Sarah wanders around in a pristine cream ankle-length dress that never seems to dirty or tear in spite of tumbles in the woods, climbing through windows and generally racing around the countryside. Elizabeth Sladen managing such an active role encumbered by such delicate and inhibiting clothing is a testament to her abilities.

When the time comes for some sharp-shooting – shooting the nitroglycerine the Doctor leaves on the space-ship’s base – Sarah is the woman! I felt like standing up and cheering as Sarah handled the gun efficiently and fired accurately.

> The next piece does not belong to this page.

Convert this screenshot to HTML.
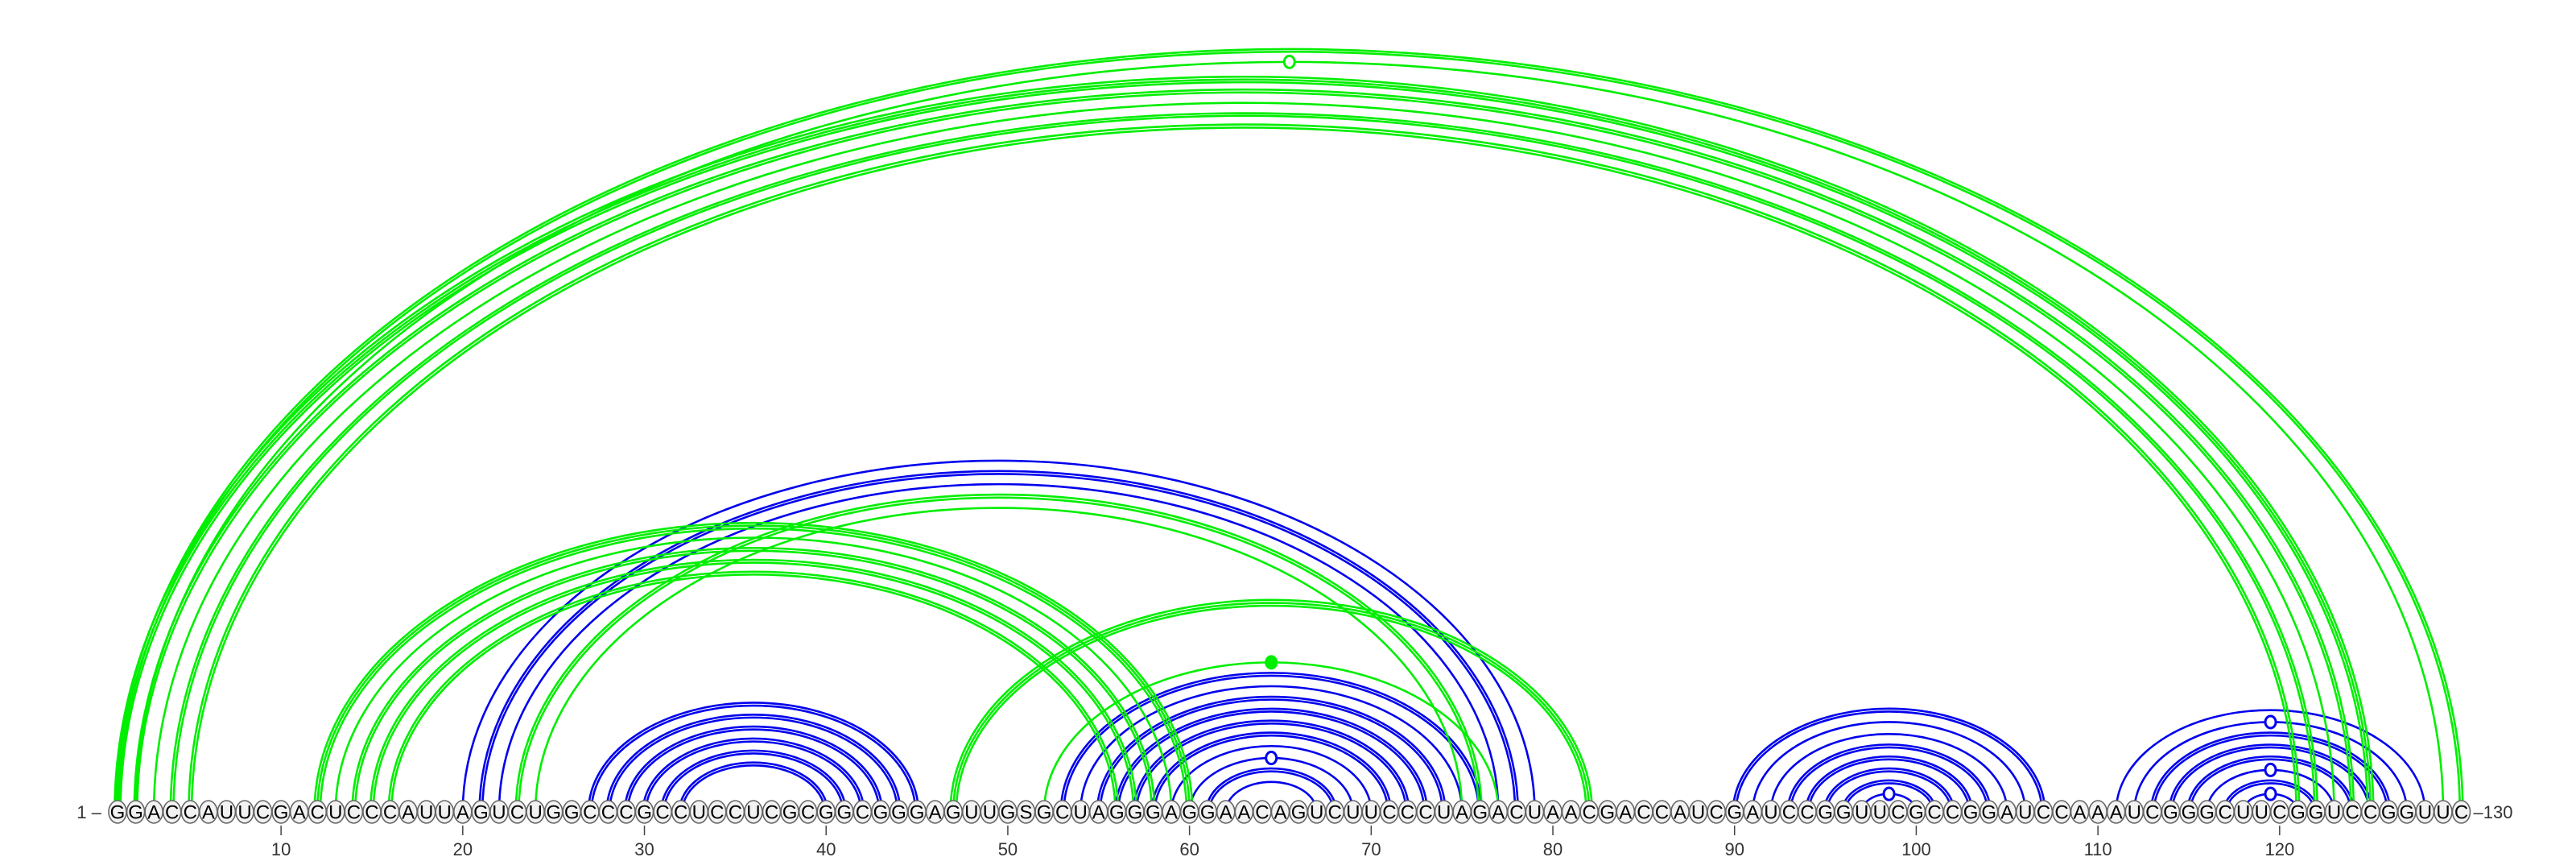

I enjoyed ‘Pyramids of Mars’ as a child and again as an adult. The story doesn’t hold together on close examination and yet it’s a classic blend of SF and fantasy. I started wondering how much this story influenced Stargate.

Image

The same issue with the other Doctors Revisited stories applies to ‘Pyramids of Mars’: the central portion of the screen seems to be in the correct ratio but the edges of the image have been stretched. With frequent sideways panning of the camera for this story, this lack of consistency was really annoying and distracting. The number of times the camera pans across the exterior of the Priory with all its narrow windows, expanding and retracting and expanding again as they cross the TV screen… AAARGH. I want to SMACK the person who decided this would be a good idea.

Extras

The extras were interesting and perplexing at the same time. There was more focus on Leela (Louise Jameson) and K9 (John Leeson) than on the ‘Pyramids of Mars’ with Elizabeth Sladen. I don’t understand why the BBC didn’t put the ‘Pyramids of Mars’ snippets and footage from the ‘Terror of the Zygons’ with this story.

Furthermore there was a definite attempt to reframe Louise Jameson’s relationship with Tom Baker although the BBC didn’t quite claim that they were all a happy family.

I think this was the first time I saw Stephen Moffat in any Doctor Who extras where he didn’t say that classic Doctor Who stories are silly.